Adding to the positive picture for mid-market financial services firms, they are also less concerned about economic uncertainty than they have been in a while, with 58% of firms seeing it as a constraint to their business, materially down from 73% last year.
Technology, media and telecoms
Similarly, optimism in the tech, media and telecoms sector has not fallen much since a peak of 77% in the first six months of 2021, now at 73% in the first half of 2023.
“The technology, media and telecommunications sector is, by its very nature, more disruptive than many other industries. Tech leaders and entrepreneurs are generally more comfortable with a faster pace of change. And also, the sector attracts the kind of people who are inherently more optimistic. They place bigger bets and have more appetite for risk.

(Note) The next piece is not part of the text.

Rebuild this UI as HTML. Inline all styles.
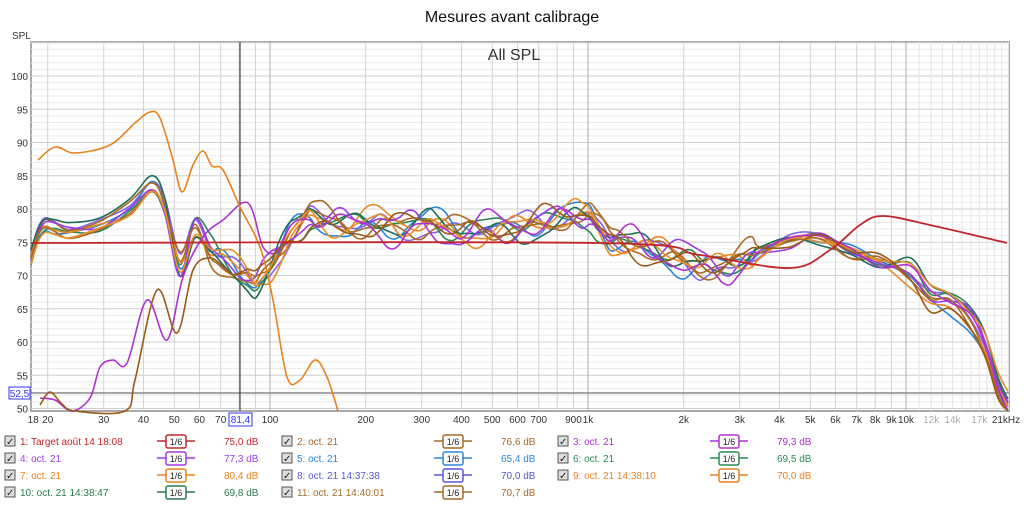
<!DOCTYPE html>
<html><head><meta charset="utf-8"><style>
body{margin:0;background:#fff;width:1024px;height:503px;overflow:hidden;font-family:"Liberation Sans",sans-serif}
</style></head><body>
<svg id="s" width="1024" height="503" xmlns="http://www.w3.org/2000/svg" font-family="Liberation Sans, sans-serif"></svg>
<script>
const S=document.getElementById('s');let h='';
const L=31,R=1009,T=42,B=411;
const fx=f=>270+318*Math.log10(f/100);
const dy=d=>76+(100-d)*6.65;
h+=`<text x="512" y="22" font-size="16" text-anchor="middle" fill="#111">Mesures avant calibrage</text>`;
h+=`<rect x="${L}" y="${T}" width="${R-L}" height="${B-T}" fill="#fff" stroke="#aaa" stroke-width="2"/>`;
for(let d=50;d<=105;d++){let y=dy(d);if(y<T||y>B)continue;h+=`<line x1="${L}" x2="${R}" y1="${y}" y2="${y}" stroke="${d%5?'#ebebeb':'#cfcfcf'}"/>`;}
let fs=[];for(let f=20;f<100;f+=10)fs.push(f);for(let f=100;f<1000;f+=100)fs.push(f);for(let f=1000;f<10000;f+=1000)fs.push(f);for(let f=10000;f<=21000;f+=1000)fs.push(f);
fs.forEach(f=>{let x=fx(f);let c=(f==100||f==1000||f==10000)?'#aaa':(f>10000?'#e4e4e4':'#d2d2d2');h+=`<line x1="${x}" x2="${x}" y1="${T}" y2="${B}" stroke="${c}"/>`;});
h+=`<line x1="${L}" x2="${R}" y1="393" y2="393" stroke="#888" stroke-width="1.5"/>`;
h+=`<line x1="240" x2="240" y1="${T}" y2="${B}" stroke="#222"/>`;
h+=`<text x="12" y="39" font-size="10" fill="#333">SPL</text>`;
for(let d=50;d<=100;d+=5)h+=`<text x="28" y="${dy(d)+4}" font-size="10" text-anchor="end" fill="#333">${d}</text>`;
h+=`<rect x="9" y="387" width="21" height="12" fill="#fff" stroke="#33f"/><text x="19.5" y="397" font-size="10" text-anchor="middle" fill="#33f">52,5</text>`;
const xl=[[18,'18'],[20,'20'],[30,'30'],[40,'40'],[50,'50'],[60,'60'],[70,'70'],[100,'100'],[200,'200'],[300,'300'],[400,'400'],[500,'500'],[600,'600'],[700,'700'],[900,'900'],[1000,'1k'],[2000,'2k'],[3000,'3k'],[4000,'4k'],[5000,'5k'],[6000,'6k'],[7000,'7k'],[8000,'8k'],[9000,'9k'],[10000,'10k'],[12000,'12k',1],[14000,'14k',1],[17000,'17k',1]];
xl.forEach(a=>h+=`<text x="${fx(a[0])}" y="423" font-size="10" text-anchor="middle" fill="${a[2]?'#aaa':'#333'}">${a[1]}</text>`);
h+=`<text x="1006" y="423" font-size="10" text-anchor="middle" fill="#333">21kHz</text>`;
h+=`<rect x="229" y="413" width="23" height="13" fill="#fff" stroke="#33f"/><text x="240.5" y="423" font-size="10" text-anchor="middle" fill="#33f">81,4</text>`;
h+=`<text x="514" y="60" font-size="16" text-anchor="middle" fill="#333">All SPL</text>`;
function path(p,c,w){let d=`M${p[0][0]},${p[0][1]}`;for(let i=0;i<p.length-1;i++){let p0=p[Math.max(0,i-1)],p1=p[i],p2=p[i+1],p3=p[Math.min(p.length-1,i+2)];d+=`C${p1[0]+(p2[0]-p0[0])/6},${p1[1]+(p2[1]-p0[1])/6} ${p2[0]-(p3[0]-p1[0])/6},${p2[1]-(p3[1]-p1[1])/6} ${p2[0]},${p2[1]}`;}return `<path d="${d}" fill="none" stroke="${c}" stroke-width="${w||1.6}"/>`;}
const base=[[31,255],[38,232],[45,222],[55,224],[70,228],[100,222],[130,205],[152,183],[165,205],[180,265],[195,228],[210,250],[225,262],[240,275],[255,285],[270,268],[290,235],[310,215],[330,222],[350,225],[380,222],[400,228],[430,222],[460,232],[490,230],[520,228],[550,222],[575,215],[590,215],[610,240],[640,245],[670,255],[700,265],[730,265],[760,252],[790,240],[820,238],[850,252],[880,262],[910,272],[930,295],[950,300],[970,318],[985,345],[998,385],[1008,405]];
function dense(){let o=[];for(let i=0;i<base.length-1;i++){let [x1,y1]=base[i],[x2,y2]=base[i+1];let n=(x1>=200&&x1<760)?Math.round((x2-x1)/8):1;for(let j=0;j<n;j++){let t=j/n;o.push([x1+(x2-x1)*t,y1+(y2-y1)*t]);}}o.push(base[base.length-1]);return o;}
const DB=dense();
function ser(k,off,amp,c,lf){let p=DB.map(([x,y])=>{let a=x<180?amp*0.3:(x<760?amp:amp*0.5);let n=a*(Math.sin(x*0.09+k*1.7)+0.7*Math.sin(x*0.041+k*2.9)+0.35*Math.sin(x*0.17+k*2.3)+0.5*Math.sin(x*0.019+k*0.7));let o=x<170?off:0;let hf=x>900?(k%3-1)*8:0;return [x,Math.min(y+n+o+hf,411)];});if(lf){p=lf.concat(p.filter(q=>q[0]>lf[lf.length-1][0]+8));}h+=path(p,c);}
ser(1,-2,8,'#8a63e8');
ser(2,4,9,'#2b86d9');
ser(3,8,8,'#2a8a55');
ser(4,0,8,'#b06a20');
ser(5,6,8,'#e88a24');
ser(6,-5,8,'#1e6f5a');
ser(7,3,10,'#9b3be6');
ser(8,7,8,'#a86a28');
ser(9,8,8,'#e8902a',null);
ser(10,-1,10,'#b030d0',[[40,398],[55,400],[72,411],[90,398],[100,367],[113,360],[127,363],[147,300],[167,340],[183,277],[203,237],[223,220],[248,203],[263,247]]);
ser(11,0,9,'#9a5a18',[[40,405],[50,392],[62,404],[75,411],[125,411],[135,380],[157,290],[177,333],[193,270],[210,258]]);
h+=path([[38,160],[55,147],[75,153],[110,145],[135,123],[150,112],[160,118],[173,160],[182,192],[193,165],[203,151],[212,166],[223,170],[240,207],[260,247],[273,300],[287,377],[300,380],[315,360],[327,377],[338,411]],'#e8821e');
h+=path([[31,243],[600,243],[700,255],[790,268],[830,250],[860,225],[883,216],[930,225],[1007,243]],'#c0262a',1.8);
const lg=[[0,0,'1: Target août 14 18:08','75,0 dB','#c0262a'],[1,0,'2: oct. 21','76,6 dB','#a86a28'],[2,0,'3: oct. 21','79,3 dB','#b030d0'],
[0,1,'4: oct. 21','77,3 dB','#9b3be6'],[1,1,'5: oct. 21','65,4 dB','#2b86d9'],[2,1,'6: oct. 21','69,5 dB','#2a8a55'],
[0,2,'7: oct. 21','80,4 dB','#e8821e'],[1,2,'8: oct. 21 14:37:38','70,0 dB','#5a55d8'],[2,2,'9: oct. 21 14:38:10','70,0 dB','#e8821e'],
[0,3,'10: oct. 21 14:38:47','69,8 dB','#2a7a50'],[1,3,'11: oct. 21 14:40:01','70,7 dB','#a86a28']];
lg.forEach(([c,r,t,v,col])=>{let x0=[5,282,558][c],y=441+r*17;
h+=`<rect x="${x0}" y="${y-5}" width="10" height="10" fill="#ddd" stroke="#555"/><text x="${x0+1}" y="${y+4}" font-size="10" fill="#222">✓</text>`;
h+=`<text x="${x0+15}" y="${y+4}" font-size="10" fill="${col}">${t}</text>`;
let bx=x0+152;h+=`<line x1="${bx}" x2="${bx+38}" y1="${y}" y2="${y}" stroke="${col}" stroke-width="1.5"/><rect x="${bx+9}" y="${y-6}" width="20" height="13" rx="2" fill="#fff" stroke="${col}" stroke-width="1.5"/><text x="${bx+19}" y="${y+4}" font-size="9" text-anchor="middle" fill="#222">1/6</text>`;
h+=`<text x="${x0+219}" y="${y+4}" font-size="10" fill="${col}">${v}</text>`;});
S.innerHTML=h;
</script></body></html>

“The big concern for many mid-market firms in the industry is being too reliant on funding and financing. But, much of that funding tends to be balanced more towards equity than debt. So some of these firms may have been hit less by interest rates when compared to other sectors.
“In the end, business leaders in tech are likely to be optimistic because they know that they have the products and skills that clients need. While so many other industries face existential risks to their business models, tech continues to disrupt and to grow. The development of AI is only going to accelerate that.” - Nick Watson, Partner, Global head of technology, Grant Thornton UK.
“Big tech players are going to be subject to more regulation going forward across Europe and in the US. They will have to be more open and stop some of the anti-competitive practices that they have used to stifle smaller firms up to now. It should allow other businesses to gain market share and have access to the customer base of the tech giants in a way they haven’t before.”
“This offers big opportunities for mid-market firms in this sector. Hopefully if you can regulate that supply chain, you can get more innovation and entrepreneurialism. More regulation on some of the bigger giants might make it easier for others to gain entry, access those customers, those markets and do business.” - Schellion Horn, Partner, Economic consulting, Grant Thornton UK
Five sectors anticipating growth
The latest IBR data gives an insight into which businesses are most likely to be optimistic about their prospects for the year ahead. Business leaders who are optimistic are those who lead firms which have performed well over the last twelve months. The mid-market firms that have a global outlook and have managed to negotiate recent economic turbulence will be key in helping to drive global recovery in the long term.
Firms that are optimistic about their outlook, are also much more likely to have positive expectations across the business trends measured. Not only do they expect increases in revenue and profitability, but they also expect to increase their exports, increase investment in IT and skills, and increase staffing levels.
Successful firms have managed to weather recent economic shocks and maintained growth despite difficult market conditions. Their optimism levels have increased as wider concerns about potential recession have withdrawn. Now they are in a position to drive growth despite lingering economic uncertainty.